■ Data lines:
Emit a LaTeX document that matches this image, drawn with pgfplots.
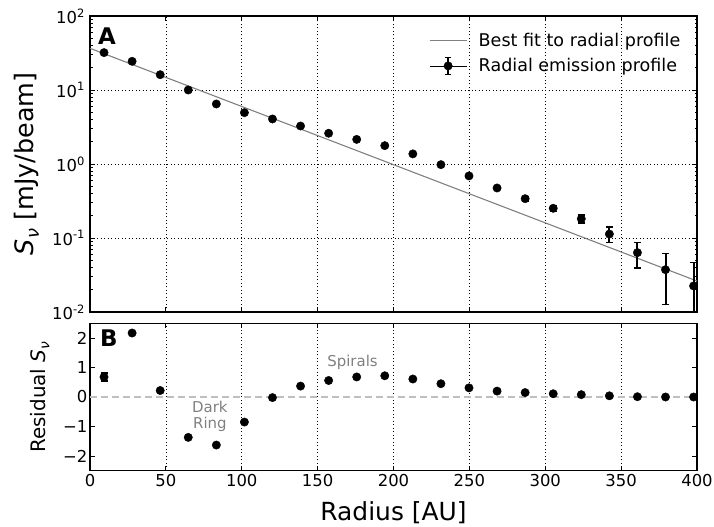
\documentclass[border=0pt]{standalone}
\usepackage{fontspec}
\setmainfont{DejaVu Sans}
\usepackage{pgfplots}
\pgfplotsset{compat=1.18}
\usepackage{pgfplotstable}

\definecolor{fitgray}{gray}{0.5}
\definecolor{zerogray}{gray}{0.75}
\definecolor{anngray}{gray}{0.5}

\newcommand{\Snu}[1]{{\itshape S}\kern0.02em\raisebox{-0.22em}{\fontsize{#1}{#1}\selectfont\itshape ν}}

\pgfplotstableread{
x y ep em
9.25 32.0 0.3 0.3
27.75 24.4 0.3 0.3
46.25 16.1 0.2 0.2
64.75 10.0 0.1 0.1
83.25 6.47 0.08 0.08
101.75 4.94 0.06 0.06
120.25 4.06 0.05 0.05
138.75 3.26 0.04 0.04
157.25 2.60 0.03 0.03
175.75 2.15 0.03 0.03
194.25 1.77 0.03 0.03
212.75 1.37 0.03 0.03
231.25 0.98 0.025 0.025
249.75 0.69 0.025 0.025
268.25 0.474 0.02 0.02
286.75 0.34 0.022 0.022
305.25 0.252 0.025 0.025
323.75 0.182 0.022 0.022
342.25 0.113 0.027 0.026
360.75 0.0634 0.024 0.024
379.25 0.0373 0.024 0.0246
397.75 0.0225 0.024 0.0224
}\profile

\pgfplotstableread{
x y e
9.25 0.68 0.14
27.75 2.17 0.03
46.25 0.22 0.03
64.75 -1.37 0.03
83.25 -1.63 0.03
101.75 -0.85 0.03
120.25 -0.02 0.03
138.75 0.37 0.03
157.25 0.56 0.03
175.75 0.68 0.03
194.25 0.72 0.03
212.75 0.61 0.03
231.25 0.45 0.03
249.75 0.31 0.03
268.25 0.20 0.03
286.75 0.15 0.03
305.25 0.11 0.03
323.75 0.08 0.03
342.25 0.04 0.03
360.75 0.01 0.03
379.25 0.00 0.03
397.75 0.00 0.03
}\resid

\pgfplotsset{
  mystyle/.style={
    scale only axis,
    width=607bp,
    xmin=0, xmax=400,
    axis line style={line width=1.2bp, black},
    tick style={line width=0.9bp, black},
    tick align=inside,
    major tick length=5bp,
    minor tick length=2.5bp,
    ticklabel style={font=\fontsize{16.5}{18}\selectfont},
    major grid style={black, line width=0.7bp, dash pattern=on 1bp off 2.5bp},
    xtick={0,50,...,400},
    xminorticks=false,
  }
}

\begin{document}
\begin{tikzpicture}
\path[use as bounding box] (0,0) rectangle (714bp,527bp);

\begin{axis}[
  mystyle,
  at={(90bp,215bp)}, anchor=south west,
  height=296bp,
  ymode=log, ymin=0.01, ymax=100,
  ytick={0.01,0.1,1,10,100},
  yticklabels={10\textsuperscript{-2},10\textsuperscript{-1},10\textsuperscript{0},10\textsuperscript{1},10\textsuperscript{2}},
  yticklabel style={anchor=east, xshift=-1.5bp},
  xticklabels={},
  xmajorgrids, ymajorgrids,
  ylabel={\Snu{18} [mJy/beam]},
  ylabel style={at={(axis description cs:-0.1048,0.5)}, anchor=center, inner sep=0pt, font=\fontsize{25.5}{28}\selectfont},
  legend style={draw=none, fill=none, at={(1,1)}, anchor=north east, xshift=-14bp, yshift=-14bp,
    font=\fontsize{17.6}{20}\selectfont, row sep=6bp, column sep=9bp, inner sep=0pt,
    nodes={inner sep=2.5bp}},
  legend cell align=left,
]
\addplot[fitgray, line width=1.1bp,
  legend image code/.code={\draw[fitgray, line width=1.1bp] (0bp,0bp) -- (37bp,0bp);}]
  coordinates {(0,36.6) (400,0.0262)};
\addlegendentry{Best fit to radial profile}

\addplot[black, only marks, mark=*, mark size=4.2bp,
  legend image code/.code={
    \path (0bp,0bp) -- (37bp,0bp);
    \draw[black, line width=1.6bp] (18.5bp,-8.5bp) -- (18.5bp,8.5bp);
    \draw[black, line width=1.4bp] (15.5bp,8.5bp) -- (21.5bp,8.5bp);
    \draw[black, line width=1.4bp] (15.5bp,-8.5bp) -- (21.5bp,-8.5bp);
    \fill[black] (18.5bp,0bp) circle (4.2bp);},
  error bars/.cd, y dir=both, y explicit,
  error bar style={line width=2bp, black},
  error mark options={rotate=90, mark size=3.5bp, line width=1.5bp, black}]
  table[x=x, y=y, y error plus=ep, y error minus=em] {\profile};
\addlegendentry{Radial emission profile}

\node[anchor=north west, inner sep=0pt, font=\bfseries\fontsize{23}{23}\selectfont] at (rel axis cs:0.013,0.962) {A};
\end{axis}

\begin{axis}[
  mystyle,
  at={(90bp,56.3bp)}, anchor=south west,
  height=147.4bp,
  ymin=-2.5, ymax=2.5,
  ytick={-2,-1,0,1,2},
  yticklabels={−2,−1,0,1,2},
  yticklabel style={inner sep=2.5bp},
  xticklabels={0,50,100,150,200,250,300,350,400},
  xmajorgrids,
  ylabel={Residual \Snu{14}},
  ylabel style={at={(axis description cs:-0.083,0.5)}, anchor=center, font=\fontsize{20}{24}\selectfont},
  xlabel={Radius [AU]},
  xlabel style={at={(axis description cs:0.5,-0.3345)}, anchor=base, font=\fontsize{25}{28}\selectfont},
]
\addplot[zerogray, line width=1.6bp, dash pattern=on 7bp off 4bp] coordinates {(0,0) (400,0)};
\addplot[black, only marks, mark=*, mark size=4.2bp,
  error bars/.cd, y dir=both, y explicit,
  error bar style={line width=2bp, black},
  error mark options={rotate=90, mark size=3.5bp, line width=1.5bp, black}]
  table[x=x, y=y, y error=e] {\resid};
\node[anchor=north west, inner sep=0pt, font=\bfseries\fontsize{23}{23}\selectfont] at (rel axis cs:0.0165,0.955) {B};
\node[anchor=center, align=center, text=anngray, font=\fontsize{15}{16.3}\selectfont] at (axis cs:79,-0.65) {Dark\\Ring};
\node[anchor=center, text=anngray, font=\fontsize{15}{16}\selectfont] at (axis cs:173,1.17) {Spirals};
\end{axis}
\end{tikzpicture}
\end{document}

■ Work instructions: Exactly as written, return every line of the listing, but not the pictures.

■ Worked solution:
Emit a LaTeX document that matches this image, drawn with pgfplots.
\documentclass[border=0pt]{standalone}
\usepackage{fontspec}
\setmainfont{DejaVu Sans}
\usepackage{pgfplots}
\pgfplotsset{compat=1.18}
\usepackage{pgfplotstable}

\definecolor{fitgray}{gray}{0.5}
\definecolor{zerogray}{gray}{0.75}
\definecolor{anngray}{gray}{0.5}

\newcommand{\Snu}[1]{{\itshape S}\kern0.02em\raisebox{-0.22em}{\fontsize{#1}{#1}\selectfont\itshape ν}}

\pgfplotstableread{
x y ep em
9.25 32.0 0.3 0.3
27.75 24.4 0.3 0.3
46.25 16.1 0.2 0.2
64.75 10.0 0.1 0.1
83.25 6.47 0.08 0.08
101.75 4.94 0.06 0.06
120.25 4.06 0.05 0.05
138.75 3.26 0.04 0.04
157.25 2.60 0.03 0.03
175.75 2.15 0.03 0.03
194.25 1.77 0.03 0.03
212.75 1.37 0.03 0.03
231.25 0.98 0.025 0.025
249.75 0.69 0.025 0.025
268.25 0.474 0.02 0.02
286.75 0.34 0.022 0.022
305.25 0.252 0.025 0.025
323.75 0.182 0.022 0.022
342.25 0.113 0.027 0.026
360.75 0.0634 0.024 0.024
379.25 0.0373 0.024 0.0246
397.75 0.0225 0.024 0.0224
}\profile

\pgfplotstableread{
x y e
9.25 0.68 0.14
27.75 2.17 0.03
46.25 0.22 0.03
64.75 -1.37 0.03
83.25 -1.63 0.03
101.75 -0.85 0.03
120.25 -0.02 0.03
138.75 0.37 0.03
157.25 0.56 0.03
175.75 0.68 0.03
194.25 0.72 0.03
212.75 0.61 0.03
231.25 0.45 0.03
249.75 0.31 0.03
268.25 0.20 0.03
286.75 0.15 0.03
305.25 0.11 0.03
323.75 0.08 0.03
342.25 0.04 0.03
360.75 0.01 0.03
379.25 0.00 0.03
397.75 0.00 0.03
}\resid

\pgfplotsset{
  mystyle/.style={
    scale only axis,
    width=607bp,
    xmin=0, xmax=400,
    axis line style={line width=1.2bp, black},
    tick style={line width=0.9bp, black},
    tick align=inside,
    major tick length=5bp,
    minor tick length=2.5bp,
    ticklabel style={font=\fontsize{16.5}{18}\selectfont},
    major grid style={black, line width=0.7bp, dash pattern=on 1bp off 2.5bp},
    xtick={0,50,...,400},
    xminorticks=false,
  }
}

\begin{document}
\begin{tikzpicture}
\path[use as bounding box] (0,0) rectangle (714bp,527bp);

\begin{axis}[
  mystyle,
  at={(90bp,215bp)}, anchor=south west,
  height=296bp,
  ymode=log, ymin=0.01, ymax=100,
  ytick={0.01,0.1,1,10,100},
  yticklabels={10\textsuperscript{-2},10\textsuperscript{-1},10\textsuperscript{0},10\textsuperscript{1},10\textsuperscript{2}},
  yticklabel style={anchor=east, xshift=-1.5bp},
  xticklabels={},
  xmajorgrids, ymajorgrids,
  ylabel={\Snu{18} [mJy/beam]},
  ylabel style={at={(axis description cs:-0.1048,0.5)}, anchor=center, inner sep=0pt, font=\fontsize{25.5}{28}\selectfont},
  legend style={draw=none, fill=none, at={(1,1)}, anchor=north east, xshift=-14bp, yshift=-14bp,
    font=\fontsize{17.6}{20}\selectfont, row sep=6bp, column sep=9bp, inner sep=0pt,
    nodes={inner sep=2.5bp}},
  legend cell align=left,
]
\addplot[fitgray, line width=1.1bp,
  legend image code/.code={\draw[fitgray, line width=1.1bp] (0bp,0bp) -- (37bp,0bp);}]
  coordinates {(0,36.6) (400,0.0262)};
\addlegendentry{Best fit to radial profile}

\addplot[black, only marks, mark=*, mark size=4.2bp,
  legend image code/.code={
    \path (0bp,0bp) -- (37bp,0bp);
    \draw[black, line width=1.6bp] (18.5bp,-8.5bp) -- (18.5bp,8.5bp);
    \draw[black, line width=1.4bp] (15.5bp,8.5bp) -- (21.5bp,8.5bp);
    \draw[black, line width=1.4bp] (15.5bp,-8.5bp) -- (21.5bp,-8.5bp);
    \fill[black] (18.5bp,0bp) circle (4.2bp);},
  error bars/.cd, y dir=both, y explicit,
  error bar style={line width=2bp, black},
  error mark options={rotate=90, mark size=3.5bp, line width=1.5bp, black}]
  table[x=x, y=y, y error plus=ep, y error minus=em] {\profile};
\addlegendentry{Radial emission profile}

\node[anchor=north west, inner sep=0pt, font=\bfseries\fontsize{23}{23}\selectfont] at (rel axis cs:0.013,0.962) {A};
\end{axis}

\begin{axis}[
  mystyle,
  at={(90bp,56.3bp)}, anchor=south west,
  height=147.4bp,
  ymin=-2.5, ymax=2.5,
  ytick={-2,-1,0,1,2},
  yticklabels={−2,−1,0,1,2},
  yticklabel style={inner sep=2.5bp},
  xticklabels={0,50,100,150,200,250,300,350,400},
  xmajorgrids,
  ylabel={Residual \Snu{14}},
  ylabel style={at={(axis description cs:-0.083,0.5)}, anchor=center, font=\fontsize{20}{24}\selectfont},
  xlabel={Radius [AU]},
  xlabel style={at={(axis description cs:0.5,-0.3345)}, anchor=base, font=\fontsize{25}{28}\selectfont},
]
\addplot[zerogray, line width=1.6bp, dash pattern=on 7bp off 4bp] coordinates {(0,0) (400,0)};
\addplot[black, only marks, mark=*, mark size=4.2bp,
  error bars/.cd, y dir=both, y explicit,
  error bar style={line width=2bp, black},
  error mark options={rotate=90, mark size=3.5bp, line width=1.5bp, black}]
  table[x=x, y=y, y error=e] {\resid};
\node[anchor=north west, inner sep=0pt, font=\bfseries\fontsize{23}{23}\selectfont] at (rel axis cs:0.0165,0.955) {B};
\node[anchor=center, align=center, text=anngray, font=\fontsize{15}{16.3}\selectfont] at (axis cs:79,-0.65) {Dark\\Ring};
\node[anchor=center, text=anngray, font=\fontsize{15}{16}\selectfont] at (axis cs:173,1.17) {Spirals};
\end{axis}
\end{tikzpicture}
\end{document}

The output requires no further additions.